An entrepreneur running 3 companies was overwhelmed with her work and “drowning on email”. She was working 80+ hour weeks.

Data showed that she was more like working 65 hours per week, with email in fact taking a large portion of her time. So we implemented systems to stop her email overload and get to inbox zero every day.

Now it’s your turn.

During your GTD weekly review or your weekly planning, ask yourself:

  • What do I like most about how I’m spending my time?
  • What do I want to do more of with my time?
  • And what do I want to stop doing or get off my plate?

This will help you have a clear sense of where your time goes and how you feel about it. Use it to make choices that get you closer to the life you want.

Advanced Time Tracking: Interstitial Journaling

Interstitial journaling is a productivity technique that combines notes, to-dos, and time tracking. I do it in Roam.

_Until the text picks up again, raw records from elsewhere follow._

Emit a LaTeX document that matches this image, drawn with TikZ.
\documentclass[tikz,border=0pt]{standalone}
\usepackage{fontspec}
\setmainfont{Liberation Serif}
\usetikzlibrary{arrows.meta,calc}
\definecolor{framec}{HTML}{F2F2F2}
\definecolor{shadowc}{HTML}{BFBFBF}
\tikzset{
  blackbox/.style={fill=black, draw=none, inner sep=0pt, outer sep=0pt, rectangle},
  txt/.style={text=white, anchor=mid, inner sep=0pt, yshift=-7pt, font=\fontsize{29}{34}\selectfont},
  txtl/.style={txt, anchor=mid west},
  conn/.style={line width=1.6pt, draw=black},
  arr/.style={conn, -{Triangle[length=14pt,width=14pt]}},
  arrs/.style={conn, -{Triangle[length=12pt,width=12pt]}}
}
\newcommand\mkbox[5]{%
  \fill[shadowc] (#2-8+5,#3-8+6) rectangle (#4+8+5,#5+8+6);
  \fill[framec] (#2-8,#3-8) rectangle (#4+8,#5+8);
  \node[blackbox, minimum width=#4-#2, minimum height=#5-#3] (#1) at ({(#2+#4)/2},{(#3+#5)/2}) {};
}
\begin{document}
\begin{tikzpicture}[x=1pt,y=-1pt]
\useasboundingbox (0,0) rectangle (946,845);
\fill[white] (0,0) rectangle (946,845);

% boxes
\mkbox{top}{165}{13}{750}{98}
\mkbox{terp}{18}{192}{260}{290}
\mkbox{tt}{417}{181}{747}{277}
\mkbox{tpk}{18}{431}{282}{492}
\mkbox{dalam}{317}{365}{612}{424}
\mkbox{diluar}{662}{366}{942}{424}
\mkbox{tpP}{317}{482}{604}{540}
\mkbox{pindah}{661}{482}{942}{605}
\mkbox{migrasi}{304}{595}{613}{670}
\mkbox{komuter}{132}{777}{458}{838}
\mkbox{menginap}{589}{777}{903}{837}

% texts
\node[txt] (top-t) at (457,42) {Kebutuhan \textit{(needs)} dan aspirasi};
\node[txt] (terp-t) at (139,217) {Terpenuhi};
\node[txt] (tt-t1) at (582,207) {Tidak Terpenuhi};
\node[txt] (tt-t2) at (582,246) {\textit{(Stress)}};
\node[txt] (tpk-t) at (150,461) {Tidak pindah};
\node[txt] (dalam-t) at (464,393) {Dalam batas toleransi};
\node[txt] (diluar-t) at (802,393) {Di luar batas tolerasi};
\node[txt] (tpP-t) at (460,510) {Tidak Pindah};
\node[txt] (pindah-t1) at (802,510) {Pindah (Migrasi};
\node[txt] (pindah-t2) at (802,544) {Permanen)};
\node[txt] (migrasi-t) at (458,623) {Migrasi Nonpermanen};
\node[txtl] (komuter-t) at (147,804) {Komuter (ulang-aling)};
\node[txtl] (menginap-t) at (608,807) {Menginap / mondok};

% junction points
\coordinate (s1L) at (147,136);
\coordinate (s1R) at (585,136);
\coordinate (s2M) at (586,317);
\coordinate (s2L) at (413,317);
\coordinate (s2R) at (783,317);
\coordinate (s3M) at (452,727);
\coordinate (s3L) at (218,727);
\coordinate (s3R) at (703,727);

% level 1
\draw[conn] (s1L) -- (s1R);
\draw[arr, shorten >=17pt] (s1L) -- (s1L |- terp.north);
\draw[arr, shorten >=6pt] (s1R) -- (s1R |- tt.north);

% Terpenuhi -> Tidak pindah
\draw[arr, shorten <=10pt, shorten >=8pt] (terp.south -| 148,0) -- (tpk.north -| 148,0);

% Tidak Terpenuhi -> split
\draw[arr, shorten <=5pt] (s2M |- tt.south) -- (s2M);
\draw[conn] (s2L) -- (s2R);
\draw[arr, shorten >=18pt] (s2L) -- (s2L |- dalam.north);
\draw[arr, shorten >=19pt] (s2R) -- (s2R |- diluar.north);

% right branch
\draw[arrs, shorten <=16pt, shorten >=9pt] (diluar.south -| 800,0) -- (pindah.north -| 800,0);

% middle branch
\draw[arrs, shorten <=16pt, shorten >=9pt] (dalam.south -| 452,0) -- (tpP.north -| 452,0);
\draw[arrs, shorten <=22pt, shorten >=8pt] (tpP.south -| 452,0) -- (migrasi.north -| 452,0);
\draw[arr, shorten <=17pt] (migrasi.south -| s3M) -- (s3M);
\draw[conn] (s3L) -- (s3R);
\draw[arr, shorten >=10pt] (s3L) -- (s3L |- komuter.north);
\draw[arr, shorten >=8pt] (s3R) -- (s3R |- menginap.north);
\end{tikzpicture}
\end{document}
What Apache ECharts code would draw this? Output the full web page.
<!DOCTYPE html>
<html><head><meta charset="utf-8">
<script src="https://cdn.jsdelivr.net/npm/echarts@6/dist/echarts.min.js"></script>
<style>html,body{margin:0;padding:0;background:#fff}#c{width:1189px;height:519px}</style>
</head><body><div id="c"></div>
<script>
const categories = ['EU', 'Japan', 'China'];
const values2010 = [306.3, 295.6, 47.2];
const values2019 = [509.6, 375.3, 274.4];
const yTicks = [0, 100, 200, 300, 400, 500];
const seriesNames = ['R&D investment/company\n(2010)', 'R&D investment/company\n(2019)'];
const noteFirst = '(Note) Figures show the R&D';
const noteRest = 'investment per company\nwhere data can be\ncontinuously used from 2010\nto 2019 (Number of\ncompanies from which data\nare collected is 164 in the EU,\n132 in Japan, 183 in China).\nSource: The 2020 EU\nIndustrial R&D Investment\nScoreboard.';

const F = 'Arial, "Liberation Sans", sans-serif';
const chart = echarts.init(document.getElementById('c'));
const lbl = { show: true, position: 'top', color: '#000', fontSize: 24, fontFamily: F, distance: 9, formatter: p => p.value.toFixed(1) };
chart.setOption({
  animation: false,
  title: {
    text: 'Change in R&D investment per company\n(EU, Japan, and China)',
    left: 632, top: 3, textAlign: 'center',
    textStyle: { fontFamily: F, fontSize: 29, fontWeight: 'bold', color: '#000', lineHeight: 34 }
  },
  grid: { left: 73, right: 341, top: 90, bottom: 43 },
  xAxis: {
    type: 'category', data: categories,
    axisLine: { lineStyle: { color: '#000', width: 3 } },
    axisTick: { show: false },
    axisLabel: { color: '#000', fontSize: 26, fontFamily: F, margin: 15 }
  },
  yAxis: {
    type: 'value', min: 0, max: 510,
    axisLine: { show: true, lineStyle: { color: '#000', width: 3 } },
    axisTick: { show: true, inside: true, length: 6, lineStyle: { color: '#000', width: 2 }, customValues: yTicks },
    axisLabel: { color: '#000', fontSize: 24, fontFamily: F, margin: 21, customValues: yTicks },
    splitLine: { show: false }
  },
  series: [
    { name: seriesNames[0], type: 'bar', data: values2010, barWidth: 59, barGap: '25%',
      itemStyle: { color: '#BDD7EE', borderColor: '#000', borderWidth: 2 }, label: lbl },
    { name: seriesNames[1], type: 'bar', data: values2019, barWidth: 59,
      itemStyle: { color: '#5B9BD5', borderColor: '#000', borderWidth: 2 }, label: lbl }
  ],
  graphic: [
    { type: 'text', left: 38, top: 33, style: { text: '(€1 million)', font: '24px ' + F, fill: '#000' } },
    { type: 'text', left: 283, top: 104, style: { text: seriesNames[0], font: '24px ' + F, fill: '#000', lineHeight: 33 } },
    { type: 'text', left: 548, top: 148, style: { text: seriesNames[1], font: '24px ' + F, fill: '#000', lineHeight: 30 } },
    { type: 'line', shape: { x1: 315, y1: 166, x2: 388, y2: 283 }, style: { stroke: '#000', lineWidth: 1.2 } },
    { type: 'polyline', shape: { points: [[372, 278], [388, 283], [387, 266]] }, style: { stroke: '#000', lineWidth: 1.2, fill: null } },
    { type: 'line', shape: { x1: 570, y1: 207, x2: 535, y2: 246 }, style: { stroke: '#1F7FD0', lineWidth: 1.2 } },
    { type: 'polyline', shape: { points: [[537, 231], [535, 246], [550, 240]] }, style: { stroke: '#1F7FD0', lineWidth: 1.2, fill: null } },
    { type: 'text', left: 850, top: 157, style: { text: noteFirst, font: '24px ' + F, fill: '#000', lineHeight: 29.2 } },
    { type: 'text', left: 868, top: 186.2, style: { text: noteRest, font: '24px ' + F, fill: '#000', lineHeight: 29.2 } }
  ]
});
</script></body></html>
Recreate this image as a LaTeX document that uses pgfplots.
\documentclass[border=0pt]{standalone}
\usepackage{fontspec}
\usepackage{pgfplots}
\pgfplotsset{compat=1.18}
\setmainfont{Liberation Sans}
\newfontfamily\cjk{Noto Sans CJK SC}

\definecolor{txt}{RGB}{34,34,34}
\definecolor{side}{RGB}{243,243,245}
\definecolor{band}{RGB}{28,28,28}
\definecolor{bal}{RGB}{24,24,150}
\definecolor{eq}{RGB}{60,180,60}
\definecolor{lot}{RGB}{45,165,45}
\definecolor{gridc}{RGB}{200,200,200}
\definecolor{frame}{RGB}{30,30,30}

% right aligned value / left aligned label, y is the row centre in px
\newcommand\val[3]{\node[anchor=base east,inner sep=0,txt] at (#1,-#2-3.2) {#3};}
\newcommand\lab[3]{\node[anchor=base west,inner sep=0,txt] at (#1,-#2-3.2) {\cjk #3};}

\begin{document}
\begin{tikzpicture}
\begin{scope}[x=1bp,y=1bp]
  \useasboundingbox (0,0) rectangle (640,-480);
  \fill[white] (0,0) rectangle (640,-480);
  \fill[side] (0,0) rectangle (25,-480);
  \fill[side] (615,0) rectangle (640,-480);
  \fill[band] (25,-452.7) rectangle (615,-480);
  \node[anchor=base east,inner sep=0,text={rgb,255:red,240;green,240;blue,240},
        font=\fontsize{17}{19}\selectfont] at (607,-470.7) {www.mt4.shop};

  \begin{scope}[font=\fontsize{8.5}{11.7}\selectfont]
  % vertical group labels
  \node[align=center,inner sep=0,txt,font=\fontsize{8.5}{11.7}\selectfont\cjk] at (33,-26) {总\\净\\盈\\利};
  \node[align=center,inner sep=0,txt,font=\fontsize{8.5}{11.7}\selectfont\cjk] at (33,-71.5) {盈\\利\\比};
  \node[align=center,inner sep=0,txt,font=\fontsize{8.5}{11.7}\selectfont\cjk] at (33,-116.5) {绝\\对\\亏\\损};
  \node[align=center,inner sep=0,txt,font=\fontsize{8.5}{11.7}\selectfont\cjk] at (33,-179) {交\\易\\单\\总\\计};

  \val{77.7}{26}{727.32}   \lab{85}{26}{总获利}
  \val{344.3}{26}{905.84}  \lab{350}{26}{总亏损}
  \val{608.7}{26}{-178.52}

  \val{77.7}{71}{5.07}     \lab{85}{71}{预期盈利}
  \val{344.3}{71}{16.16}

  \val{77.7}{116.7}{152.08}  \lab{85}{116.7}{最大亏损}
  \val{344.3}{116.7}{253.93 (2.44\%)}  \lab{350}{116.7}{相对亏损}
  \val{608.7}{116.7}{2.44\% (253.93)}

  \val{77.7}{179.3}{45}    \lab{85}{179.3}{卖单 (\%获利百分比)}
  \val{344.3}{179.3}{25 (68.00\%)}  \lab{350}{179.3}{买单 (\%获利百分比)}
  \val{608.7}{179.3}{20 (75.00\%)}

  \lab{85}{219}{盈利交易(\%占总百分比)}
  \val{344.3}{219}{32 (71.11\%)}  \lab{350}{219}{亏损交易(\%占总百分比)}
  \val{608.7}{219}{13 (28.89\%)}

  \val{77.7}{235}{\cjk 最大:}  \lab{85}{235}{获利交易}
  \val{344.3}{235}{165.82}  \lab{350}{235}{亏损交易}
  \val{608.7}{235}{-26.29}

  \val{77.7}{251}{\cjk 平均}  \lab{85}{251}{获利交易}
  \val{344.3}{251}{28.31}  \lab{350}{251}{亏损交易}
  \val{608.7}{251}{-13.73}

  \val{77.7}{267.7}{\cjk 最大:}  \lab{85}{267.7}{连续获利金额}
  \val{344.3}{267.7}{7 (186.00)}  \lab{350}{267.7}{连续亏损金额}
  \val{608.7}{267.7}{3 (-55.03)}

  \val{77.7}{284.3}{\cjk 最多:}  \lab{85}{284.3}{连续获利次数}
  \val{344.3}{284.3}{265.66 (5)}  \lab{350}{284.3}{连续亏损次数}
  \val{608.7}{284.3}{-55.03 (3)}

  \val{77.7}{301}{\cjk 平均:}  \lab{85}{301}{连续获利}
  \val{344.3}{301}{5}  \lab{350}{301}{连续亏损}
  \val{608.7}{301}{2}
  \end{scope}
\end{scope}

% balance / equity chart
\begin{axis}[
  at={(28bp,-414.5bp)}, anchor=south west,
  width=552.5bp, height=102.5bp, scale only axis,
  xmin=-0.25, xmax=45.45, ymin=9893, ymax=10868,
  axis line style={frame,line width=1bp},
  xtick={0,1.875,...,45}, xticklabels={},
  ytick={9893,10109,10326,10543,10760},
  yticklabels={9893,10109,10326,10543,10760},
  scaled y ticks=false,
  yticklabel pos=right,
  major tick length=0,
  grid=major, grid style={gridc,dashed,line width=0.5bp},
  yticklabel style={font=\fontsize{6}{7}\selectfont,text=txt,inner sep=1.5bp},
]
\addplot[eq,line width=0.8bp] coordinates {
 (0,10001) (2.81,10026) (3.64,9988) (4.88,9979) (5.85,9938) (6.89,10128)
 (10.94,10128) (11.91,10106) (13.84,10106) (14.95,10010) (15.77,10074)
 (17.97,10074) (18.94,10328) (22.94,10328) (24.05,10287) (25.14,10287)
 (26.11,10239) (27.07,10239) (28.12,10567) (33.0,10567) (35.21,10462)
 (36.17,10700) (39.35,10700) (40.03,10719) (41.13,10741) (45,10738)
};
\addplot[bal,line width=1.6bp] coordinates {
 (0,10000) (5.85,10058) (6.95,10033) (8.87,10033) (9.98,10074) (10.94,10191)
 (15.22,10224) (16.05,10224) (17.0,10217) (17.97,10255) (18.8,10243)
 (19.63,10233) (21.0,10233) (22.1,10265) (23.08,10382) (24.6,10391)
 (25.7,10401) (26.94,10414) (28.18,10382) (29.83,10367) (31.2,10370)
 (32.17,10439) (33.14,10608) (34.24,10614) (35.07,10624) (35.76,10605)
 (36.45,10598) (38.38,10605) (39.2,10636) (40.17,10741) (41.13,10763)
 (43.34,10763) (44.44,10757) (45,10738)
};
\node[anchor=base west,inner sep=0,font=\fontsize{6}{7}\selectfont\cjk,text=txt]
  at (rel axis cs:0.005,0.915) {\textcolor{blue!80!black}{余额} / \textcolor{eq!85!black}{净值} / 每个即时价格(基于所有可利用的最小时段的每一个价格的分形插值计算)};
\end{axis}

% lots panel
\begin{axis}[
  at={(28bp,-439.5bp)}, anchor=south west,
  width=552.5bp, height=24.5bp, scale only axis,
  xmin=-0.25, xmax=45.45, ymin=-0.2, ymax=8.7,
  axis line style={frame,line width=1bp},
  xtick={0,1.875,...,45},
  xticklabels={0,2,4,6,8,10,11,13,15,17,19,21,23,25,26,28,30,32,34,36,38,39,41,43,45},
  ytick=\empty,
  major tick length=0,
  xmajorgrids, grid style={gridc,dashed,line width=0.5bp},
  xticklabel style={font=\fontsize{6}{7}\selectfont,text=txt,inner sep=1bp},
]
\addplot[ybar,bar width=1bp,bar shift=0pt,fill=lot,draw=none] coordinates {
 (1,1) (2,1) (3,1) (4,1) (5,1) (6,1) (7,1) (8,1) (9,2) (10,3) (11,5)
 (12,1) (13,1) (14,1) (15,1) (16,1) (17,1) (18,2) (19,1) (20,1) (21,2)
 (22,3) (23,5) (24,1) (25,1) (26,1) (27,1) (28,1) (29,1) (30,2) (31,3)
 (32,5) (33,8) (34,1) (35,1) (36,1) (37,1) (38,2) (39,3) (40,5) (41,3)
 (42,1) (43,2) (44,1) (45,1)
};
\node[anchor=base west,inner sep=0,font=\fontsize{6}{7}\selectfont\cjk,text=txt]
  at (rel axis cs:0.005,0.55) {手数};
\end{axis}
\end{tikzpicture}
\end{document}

The basic idea of interstitial journaling is to write just a few updates when you take a break or finish a task, and always write the time next to it. This way you’re time tracking at the same time.

Interstitial journaling allows you to feel like everything is under control. You can always go back to check on your progress. Also, it makes your weekly review a breeze.

The Time Tracking Experiment

You don’t want to know how much time we’re wasting. I get it. No one does.

So let’s be real:

Everyone wastes time. I know I do.

The purpose of time tracking is not to figure out how much time you’re wasting. The goal is to figure out the wrong assumptions you have on how you’re spending your time.

So as with anything new, think of time tracking as a productivity experiment:

  • You have a hypothesis — “I’m spending my time well”
  • Gather data to confirm prove or disprove your hypothesis
  • Analyze the data and draw conclusions

Time tracking is checking your assumptions with data and updating your beliefs based on reality.

You’re only doing it for 2 weeks. That’s it.

The results might surprise you.

And it will lead to useful insights that enable you to become more productive.